The result? Wolverine can provide more liquidity to the marketplace. The company quickly saw positive results from the changes and recognized those who helped make them happen.

“Everyone knows what your role is, what work you’ve done, and how you are impacting the group,” Veselinovski said. 

 

wolverine trading office

 

Trusted by the pack

When Veselinovski and her team pursued the adjustment to the market-taking pricing model, they were immediately able to take the initiative to begin working on it.

“Our industry brings a wide range of projects we could be working on at any time,” Veselinovski said. “Because we’re a smaller firm, engineers are trusted with systems design, testing and verification, and deployment timelines.”

Before taking on interns over the summer, Paris would be entering a space that she didn’t have any previous experience with. But, since she signaled to her manager that she was interested in people management, they gave her the green light.

“This gave me the opportunity to learn how to people manage and make decisions in areas that I had to first train myself on, and then train the interns on,” Paris said.  

 

TRUSTED TO CHOOSE THEIR TECH

Wolverine engineers leverage C++, C#, Python, and SQL, and are encouraged to use technologies that they deem are the best fit for their systems.

 

This environment that encourages employees to own their work isn’t new to Wolverine.

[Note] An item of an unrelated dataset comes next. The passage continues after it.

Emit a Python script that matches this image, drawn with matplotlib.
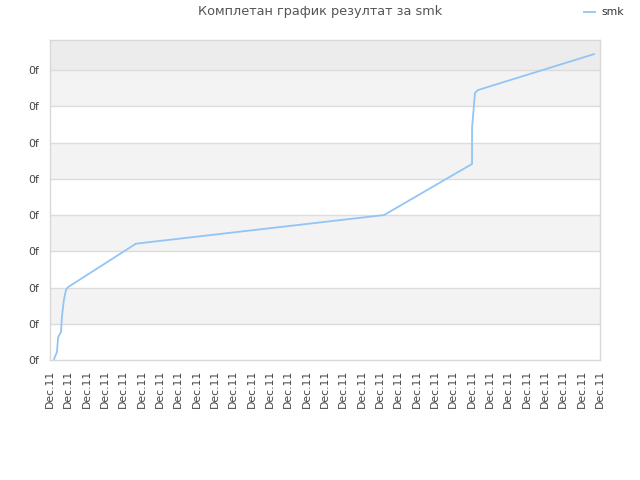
import matplotlib
matplotlib.use("Agg")
import matplotlib.pyplot as plt

title = "Комплетан график резултат за smk"
series_name = "smk"
x_vals = [0.22, 0.38, 0.44, 0.60, 0.65, 0.71, 0.76, 0.87, 0.98, 4.69, 18.22, 23.02, 23.02, 23.18, 23.35, 29.67]
y_vals = [0.03, 0.22, 0.63, 0.77, 1.19, 1.46, 1.66, 1.93, 2.01, 3.21, 4.00, 5.41, 6.40, 7.37, 7.45, 8.44]
x_ticks = list(range(31))
x_tick_labels = ["Dec.11"] * 31
y_ticks = list(range(9))
y_tick_labels = ["0f"] * 9

fig = plt.figure(figsize=(6.4, 4.8), dpi=100)
ax = fig.add_axes([50/640, 120/480, 550/640, 320/480])
ax.set_xlim(0, 30)
ax.set_ylim(0, 8.83)

# alternating bands
for i in range(9):
    top = min(i + 1, 8.83)
    if i == 8:
        color = "#ececec"
    elif i % 2 == 1:
        color = "#f3f3f3"
    else:
        color = "#ffffff"
    ax.axhspan(i, top, color=color, zorder=0, lw=0)
for y in y_ticks[1:]:
    ax.axhline(y, color="#dcdcdc", lw=1, zorder=1)

ax.plot(x_vals, y_vals, color="#92c5f5", lw=1.3, zorder=3, label=series_name)

ax.set_xticks(x_ticks)
ax.set_xticklabels(x_tick_labels, rotation=90, fontsize=7.8, color="#444444")
ax.set_yticks(y_ticks)
ax.set_yticklabels(y_tick_labels, fontsize=7.8, color="#444444")
ax.tick_params(axis="x", length=0, pad=7)
ax.tick_params(axis="y", length=0, pad=7.5)
for s in ax.spines.values():
    s.set_color("#d8d8d8")
    s.set_linewidth(1)

fig.text(0.5, 0.975, title, ha="center", va="center", fontsize=9.3, color="#555555")
fig.legend(loc="upper right", bbox_to_anchor=(0.99, 1.005), frameon=False, fontsize=7.8,
           handlelength=1.0, handletextpad=0.6, labelcolor="#333333")

fig.savefig("out.png", dpi=100)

Gorczowski said it’s been this way since he joined the company nearly two decades ago.

“The process here is built on trust and letting developers come to their own solutions,” Gorczowski said. “There are checkpoints and reviews of code or design during a project, but there’s a ton of ownership over that project that you’re doing.”

Gorczowski also emphasized the importance of trusting engineers throughout the full development cycles of projects, giving them the chance to flex their skills as engineers, project managers and DevOps experts all at once.

“We give people responsibility, and we give people projects that matter,” Gorczowski said. “That’s how we think about promoting growth.”

 

wolverine

wolverine trading

 

Growth encouraged daily

Wolverine offers initiatives to promote growth — in-house educational offerings, sending employees to conferences, lunch and learns and more — but where it sees the biggest opportunity for growth is through its team’s everyday work.

“There are ways outside of peoples’ work that can help them learn and grow, but when we think about how we want to promote growth, it starts with peoples’ day-to-day experiences at Wolverine,” Gorczowski said.

For Paris, that meant openly communicating her personal goals with her manager.

“If I see something that I want to improve, whether it’s for myself or for the team, all I need to do is talk to my manager and carve out some time to work on it,” Paris said.

For example, when she noticed how her team’s documentation was tracked on different platforms just a few months after starting, she brought it up with her manager.
 

When we think about how we want to promote growth, it starts with peoples’ day-to-day experiences ”


“I told my manager that I think I can improve this,” Paris said. After she was given the green light, Paris built out a Wiki template, transferred data, taught other people how to update it, and now, a few years after the build, it’s still being used (and is internally acclaimed as one of the most well-organized Wikis at Wolverine).

The same open lines of communication helped Veselinovski move through the ranks from when she first began as a software engineer.

“My whole career has been a lot of movement based on encouragement from my manager and me speaking up,” Veselinovski said. “I started writing in C#, then I moved to groups that interacted with our client-facing businesses, then I became manager of those groups, and now manage another group as well.”

Today, Veselinovski leads and encourages growth on her own team by meeting with individuals for 30 minutes every week to talk through personal goals and the small steps they can take to move things forward.

“Once you're here and you figure out things that you’re interested in and what you like to do, you talk to your manager. There’s often an opportunity that’s the right place for you,” Veselinovski said.